Haysiyet durağına geldik. Tamam biz, ölene kadar çalışan bir makineyiz de, bizi ayarlı ayarsız çalıştıran da sizdiniz. Biz, sizden giderken gitme sebeplerimizin çoğu elimizde değildi, ama siz bizi gücendirirken her şey sizin elinizdeydi. Yok burada haysiyet yarışında mola vereceğiz, birbirimizden aşağı kalır yanımız yok. Çoğunuzu bir kenara atan bizlerden birileri çoğaldılar bugünlerde. Çünkü; artık siz de şiir yazıyorsunuz. Okuma-yazmanız var ya. Terk edilebiliyorsunuz. Keşke analarımız kadar bilseydiniz de terk edilmeseydiniz.

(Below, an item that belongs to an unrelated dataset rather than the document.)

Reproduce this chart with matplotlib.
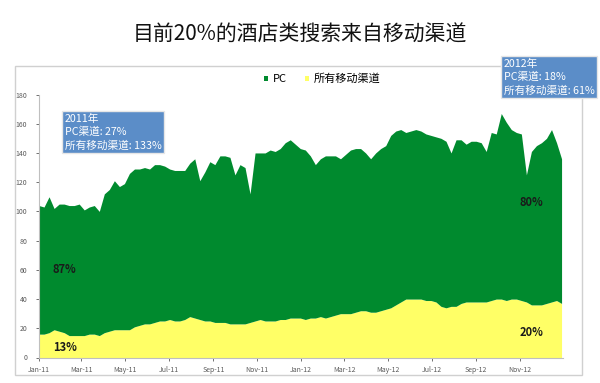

Haysiyet yarışı bu işte. Kavgalarımızı kısırlaştırırsak, çoğalmazlar. Hepimiz haysiyetli olsaydık ta baştan, bu kadar huzursuz olmazdık. Tamam, keselim bu yarışı Allah korkusu hesabına tüm hesapları keselim birbirimize, çekip gidelim nefsimizin dürtüklemelerinden. Örtün saçlarınızı, bolca giyinin, imanınızı şöyle hürmete değer bir samimiyetle ağırlaştırın, sonra gelin kelimizi, paramızı, her şeyimizi yerden yere vurun. Haysiyetin hepsi sizin olsun, bizim de haysiyetli karılarımız, bacılarımız olsun. Elleri, ayakları düzgün, iri gözlü saf çocuklarımız olsun. Olmaz mı?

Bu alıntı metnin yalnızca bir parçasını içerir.